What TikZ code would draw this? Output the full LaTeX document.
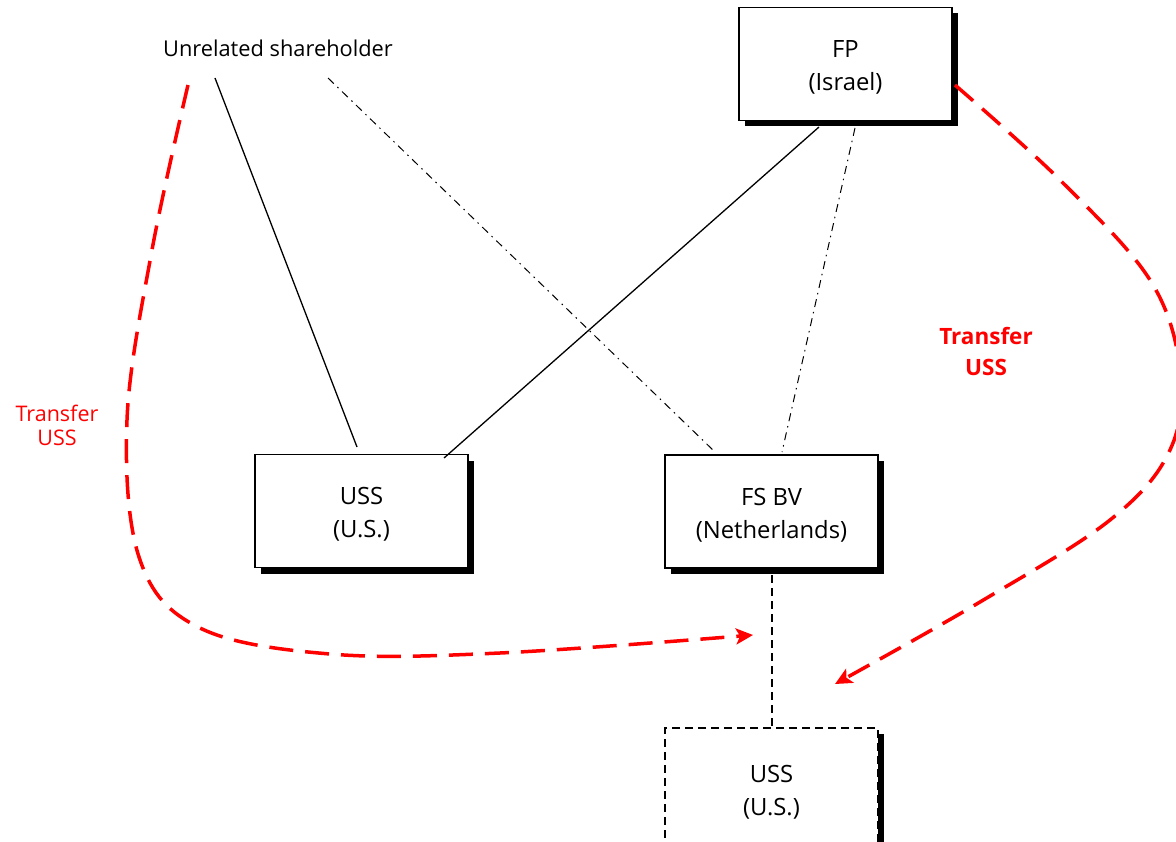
\documentclass[tikz,border=0pt]{standalone}
\usepackage{fontspec}
\setmainfont{Open Sans}
\usetikzlibrary{shadows,arrows.meta}
\definecolor{xred}{RGB}{255,0,0}
% strut that lowers the two-line company labels a little inside their boxes
\newcommand{\toplift}{\rule{0pt}{24pt}}
\begin{document}
\begin{tikzpicture}[x=1pt,y=-1pt,
  entity/.style={draw=black, line width=1.4pt, fill=white, minimum width=213pt,
    minimum height=113pt, align=center, inner sep=0pt,
    font=\fontsize{23.8}{33}\selectfont,
    general shadow={fill=black, shadow xshift=6pt, shadow yshift=-6pt}},
  planned/.style={entity, dash pattern=on 8pt off 5pt},
  own/.style={line width=1.3pt},
  ownalt/.style={line width=1pt, dash pattern=on 8pt off 5pt on 1.5pt off 5pt},
  linkdash/.style={line width=2pt, dash pattern=on 8pt off 5pt},
  move/.style={xred, line width=3.5pt, dash pattern=on 24pt off 12pt,
    -{Stealth[length=17pt,width=16pt,inset=4pt]}},
  movelabel/.style={text=xred, align=center, inner sep=0pt}
]
\useasboundingbox (0,0) rectangle (1176,842);
\clip (0,0) rectangle (1176,842);
\fill[white] (0,0) rectangle (1176,842);

% shareholders and companies
\node (un) at (278,48) {\fontsize{21.8}{24}\selectfont Unrelated shareholder};
\node[entity] (fp) at (845.5,64) {\toplift FP\\(Israel)};
\node[entity] (uss) at (361.5,511) {\toplift USS\\(U.S.)};
\node[entity] (fsbv) at (771.5,511.5) {\toplift FS BV\\(Netherlands)};
\node[planned, minimum height=122pt] (ussnew) at (771.5,789) {\toplift USS\\(U.S.)};

% connector end points
\coordinate (un-a) at (215,78);
\coordinate (un-b) at (328,78);
\coordinate (uss-a) at (357,447);
\coordinate (uss-b) at (444,458);
\coordinate (fp-a) at (819,127);
\coordinate (fp-b) at (855,128);
\coordinate (fsbv-a) at (715,452);
\coordinate (fsbv-b) at (782,452);

% ownership lines
\draw[own] (un-a) -- (uss-a);
\draw[own] (fp-a) -- (uss-b);
\draw[ownalt] (un-b) -- (fsbv-a);
\draw[ownalt] (fp-b) -- (fsbv-b);
\draw[linkdash] (fsbv.south |- 0,575) -- (ussnew.north);

% transfers
\coordinate (tl-start) at (188,85);
\coordinate (tl-end) at (753,635);
\coordinate (tr-start) at (955,85);
\coordinate (tr-end) at (835,684);
\draw[move] plot[smooth, tension=0.6] coordinates
  {(tl-start) (152,250) (127,420) (140,560) (200,628) (330,654) (500,653) (tl-end)};
\draw[move] plot[smooth, tension=0.6] coordinates
  {(tr-start) (1060,180) (1150,280) (1180,370) (1170,450) (1110,520) (980,602) (tr-end)};

\node[movelabel, font=\fontsize{21.5}{24}\selectfont] (tl-label) at (57,425) {Transfer\\USS};
\node[movelabel, font=\bfseries\fontsize{22.5}{31}\selectfont] (tr-label) at (986,352) {Transfer\\USS};
\end{tikzpicture}
\end{document}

=-=-=

**Request**
Find and copy each line above that includes the string "draw".

**Right answer**
What TikZ code would draw this? Output the full LaTeX document.
  entity/.style={draw=black, line width=1.4pt, fill=white, minimum width=213pt,
\draw[own] (un-a) -- (uss-a);
\draw[own] (fp-a) -- (uss-b);
\draw[ownalt] (un-b) -- (fsbv-a);
\draw[ownalt] (fp-b) -- (fsbv-b);
\draw[linkdash] (fsbv.south |- 0,575) -- (ussnew.north);
\draw[move] plot[smooth, tension=0.6] coordinates
\draw[move] plot[smooth, tension=0.6] coordinates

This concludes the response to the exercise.